Charlottesville artists, Roger Williams and Victoria Long (a former New City Artist in Residence at The Haven), received a small grant from the Charlottesville Sister Cities Commission to react creatively to the cultural landscape of Charlottesville's sister city Pleven, Bulgaria. A successful Kickstarter campaign covered their remaining travel and in-country costs for this trip to Pleven in April 2014 (like, as in, they're in Pleven now).
In order to introduce Charlottesville to the cultural landscape of Pleven, Victoria and Roger will exhibit photographs, drawings, print, and a short film at The Garage in January 2015 and produce a limited edition book with the Virginia Art of the Book Center. Since this project puts the "City" in "New City Arts," we'll sponsor a public artist talk with Roger and Victoria during their Garage exhibit in January 2015.
In the meantime, via our blog, Victoria and Roger have written a few words to keep you in the loop during their travels.

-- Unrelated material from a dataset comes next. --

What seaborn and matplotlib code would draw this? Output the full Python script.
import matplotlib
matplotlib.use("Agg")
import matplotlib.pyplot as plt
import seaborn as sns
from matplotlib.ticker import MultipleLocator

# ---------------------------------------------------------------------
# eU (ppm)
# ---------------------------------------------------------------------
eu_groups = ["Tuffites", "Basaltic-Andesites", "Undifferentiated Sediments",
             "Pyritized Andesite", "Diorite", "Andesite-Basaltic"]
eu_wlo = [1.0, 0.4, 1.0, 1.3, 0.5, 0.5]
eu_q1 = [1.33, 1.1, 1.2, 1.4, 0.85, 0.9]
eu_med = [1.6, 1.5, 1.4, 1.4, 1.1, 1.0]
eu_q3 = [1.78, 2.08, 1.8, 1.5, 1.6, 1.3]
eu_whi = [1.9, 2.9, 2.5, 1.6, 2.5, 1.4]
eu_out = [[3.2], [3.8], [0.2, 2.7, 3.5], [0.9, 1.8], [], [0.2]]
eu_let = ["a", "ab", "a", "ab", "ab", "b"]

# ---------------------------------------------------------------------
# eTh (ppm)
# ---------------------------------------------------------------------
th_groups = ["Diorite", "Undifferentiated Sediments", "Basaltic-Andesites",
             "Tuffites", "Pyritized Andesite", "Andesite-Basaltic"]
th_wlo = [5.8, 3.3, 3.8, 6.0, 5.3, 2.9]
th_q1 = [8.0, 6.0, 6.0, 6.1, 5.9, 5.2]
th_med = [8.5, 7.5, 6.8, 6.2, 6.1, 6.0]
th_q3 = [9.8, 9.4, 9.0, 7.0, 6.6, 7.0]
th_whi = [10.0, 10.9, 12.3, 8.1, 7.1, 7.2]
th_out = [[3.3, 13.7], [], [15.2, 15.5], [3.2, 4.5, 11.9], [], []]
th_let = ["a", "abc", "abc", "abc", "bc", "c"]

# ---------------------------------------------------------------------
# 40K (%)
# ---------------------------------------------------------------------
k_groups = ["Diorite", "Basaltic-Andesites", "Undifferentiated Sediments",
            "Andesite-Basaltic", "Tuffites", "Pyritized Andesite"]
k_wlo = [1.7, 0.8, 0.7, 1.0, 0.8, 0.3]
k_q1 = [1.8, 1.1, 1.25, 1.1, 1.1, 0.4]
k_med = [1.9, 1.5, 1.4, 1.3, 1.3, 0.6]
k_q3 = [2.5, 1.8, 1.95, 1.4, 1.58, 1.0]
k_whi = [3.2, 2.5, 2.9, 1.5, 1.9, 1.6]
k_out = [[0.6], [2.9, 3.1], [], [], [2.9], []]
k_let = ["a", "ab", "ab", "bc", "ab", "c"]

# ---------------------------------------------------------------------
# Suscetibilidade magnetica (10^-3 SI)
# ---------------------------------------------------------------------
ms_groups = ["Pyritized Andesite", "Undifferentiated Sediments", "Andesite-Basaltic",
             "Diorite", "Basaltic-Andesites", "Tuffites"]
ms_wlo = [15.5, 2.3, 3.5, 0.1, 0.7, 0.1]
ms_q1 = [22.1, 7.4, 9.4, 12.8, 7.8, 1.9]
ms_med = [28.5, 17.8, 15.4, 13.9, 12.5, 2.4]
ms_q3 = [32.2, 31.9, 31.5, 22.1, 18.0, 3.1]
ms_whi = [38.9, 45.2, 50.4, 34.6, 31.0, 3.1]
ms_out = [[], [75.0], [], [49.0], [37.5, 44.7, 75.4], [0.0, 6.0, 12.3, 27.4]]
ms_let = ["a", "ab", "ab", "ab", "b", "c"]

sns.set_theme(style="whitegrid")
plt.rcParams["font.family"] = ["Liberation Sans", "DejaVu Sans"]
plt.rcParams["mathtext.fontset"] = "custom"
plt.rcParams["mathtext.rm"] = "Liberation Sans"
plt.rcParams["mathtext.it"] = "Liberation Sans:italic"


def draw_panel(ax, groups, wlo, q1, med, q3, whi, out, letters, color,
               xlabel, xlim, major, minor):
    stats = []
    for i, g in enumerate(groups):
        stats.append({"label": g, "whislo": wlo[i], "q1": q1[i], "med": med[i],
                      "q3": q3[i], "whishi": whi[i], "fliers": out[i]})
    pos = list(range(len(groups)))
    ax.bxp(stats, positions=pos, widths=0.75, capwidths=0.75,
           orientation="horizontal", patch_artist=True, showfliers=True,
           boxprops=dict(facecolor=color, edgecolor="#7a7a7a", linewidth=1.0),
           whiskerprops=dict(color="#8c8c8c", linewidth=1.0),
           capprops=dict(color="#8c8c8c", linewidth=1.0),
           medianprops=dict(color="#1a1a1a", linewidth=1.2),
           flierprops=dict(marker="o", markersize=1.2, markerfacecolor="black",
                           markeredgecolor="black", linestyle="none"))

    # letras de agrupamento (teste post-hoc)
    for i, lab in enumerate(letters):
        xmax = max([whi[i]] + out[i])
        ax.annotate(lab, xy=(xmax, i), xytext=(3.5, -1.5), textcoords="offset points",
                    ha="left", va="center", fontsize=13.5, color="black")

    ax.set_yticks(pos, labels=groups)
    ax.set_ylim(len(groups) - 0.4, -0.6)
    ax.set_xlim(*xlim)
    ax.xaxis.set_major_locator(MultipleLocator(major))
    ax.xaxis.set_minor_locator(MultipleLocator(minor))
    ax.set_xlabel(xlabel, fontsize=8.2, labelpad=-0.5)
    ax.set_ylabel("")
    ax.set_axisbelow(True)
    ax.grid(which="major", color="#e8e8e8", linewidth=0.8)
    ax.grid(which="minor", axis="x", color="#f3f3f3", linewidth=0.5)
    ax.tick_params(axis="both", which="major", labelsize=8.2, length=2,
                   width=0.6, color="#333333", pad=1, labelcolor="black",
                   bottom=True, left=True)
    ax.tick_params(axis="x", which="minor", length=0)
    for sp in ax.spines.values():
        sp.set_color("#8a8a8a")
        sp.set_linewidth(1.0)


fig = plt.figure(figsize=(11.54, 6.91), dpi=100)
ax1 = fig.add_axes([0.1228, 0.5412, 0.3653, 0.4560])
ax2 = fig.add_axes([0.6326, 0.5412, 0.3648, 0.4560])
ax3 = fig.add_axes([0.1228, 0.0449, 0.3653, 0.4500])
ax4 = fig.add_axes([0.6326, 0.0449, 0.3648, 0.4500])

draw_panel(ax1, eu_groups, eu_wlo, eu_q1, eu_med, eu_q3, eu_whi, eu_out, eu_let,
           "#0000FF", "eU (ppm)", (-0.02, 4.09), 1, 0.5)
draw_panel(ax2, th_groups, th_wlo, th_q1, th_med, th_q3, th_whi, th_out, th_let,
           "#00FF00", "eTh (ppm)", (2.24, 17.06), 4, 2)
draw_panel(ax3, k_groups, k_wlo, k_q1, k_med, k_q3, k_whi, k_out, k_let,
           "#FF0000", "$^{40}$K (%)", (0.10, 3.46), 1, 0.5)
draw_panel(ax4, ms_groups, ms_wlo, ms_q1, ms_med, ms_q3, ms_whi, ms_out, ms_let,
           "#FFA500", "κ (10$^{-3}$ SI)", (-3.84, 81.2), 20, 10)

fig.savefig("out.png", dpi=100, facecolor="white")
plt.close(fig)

As our train made its way from Bulgaria's capital Sofia to Pleven, we passed steep cliffs, small villages, crumbling industrial buildings, signs for Coca-Cola, graffiti, and horses pulling carts. The lasting impression from the train ride is that it was exactly that -- or at least more so than the impression we have been left with when riding Amtrak back in the USA. The ride was satisfying to that expectation one has when first boarding a train: the rattling of the cars was loud; the windows were open due to heat, and passengers hung out of them, laughing and calling to one another; the landscapes were dramatic, with cliffs and tunnels, and quick shifts between the urban and rural. We ate belinski (a kind of pastry dough filled with cheese) and shared a second-class compartment with four strangers, who slept and spoke quietly to one another. As we approached Pleven, it started to rain and we stood in the corridor to lean out a window and look. Then the train stopped at its platform in Pleven, and we got off. The signs we looked to were (of course) all in Cyrillic and no one at the station spoke English. You could say that we were lost. What are we doing here?
We came to Pleven to creatively react to its cultural landscape thanks to a small grant from the Charlottesville Sister Cities Commission and support from about 100 backers of a Kickstarter project that we launched. Our trip has been helped by volunteers from Pleven's municipal arts center led by Vladimira Jordanova and Anita Toncheva. They have generously volunteered their time to guide us around the city. We are grateful to the staff at the America for Bulgaria Foundation for connecting us to them.
Looking ahead to our stay in Pleven, we are planning to photograph, film, and record the people, sights, and sounds of the city. To prepare for this trip, we each separately and coincidentally read The Art of Travel by Alain de Botton. It helped us consider what one searches for when he travels and prompted us to think about observation. After our trip to Pleven is over, we will produce a collage of audio recordings, a book at the Virginia Arts of the Book Center, and an exhibit at The Garage in January 2015. We know that our visit to Pleven will be too brief to do more than capture our fleeting impressions of culture here, but we'll do our best. We are conscious that so often people default to thinking that "culture" is the sort of thing that can be put in a display case in a museum, that it can be pointed to. "Look at that traditional folk costume" or "Stand in front of this monument while I snap a photo," for example. But that's just a fantasy. Culture is, of course, more intangible, layered, and ever-changing than all that. We only have to try to describe the culture of Charlottesville to our new friends in Pleven to illustrate the challenge to ourselves.
The morning after our arrival we walked to the Church of Sveti Nikola to attend an Eastern Orthodox service. People came and went, lighting candles and kissing icons, while priests led a kind of call and response and a choir sang in a way that was both haunting and beautiful.
We can't wait to share more about our sister city with everyone back home. We'll write again at the end of our trip with more updates from Pleven!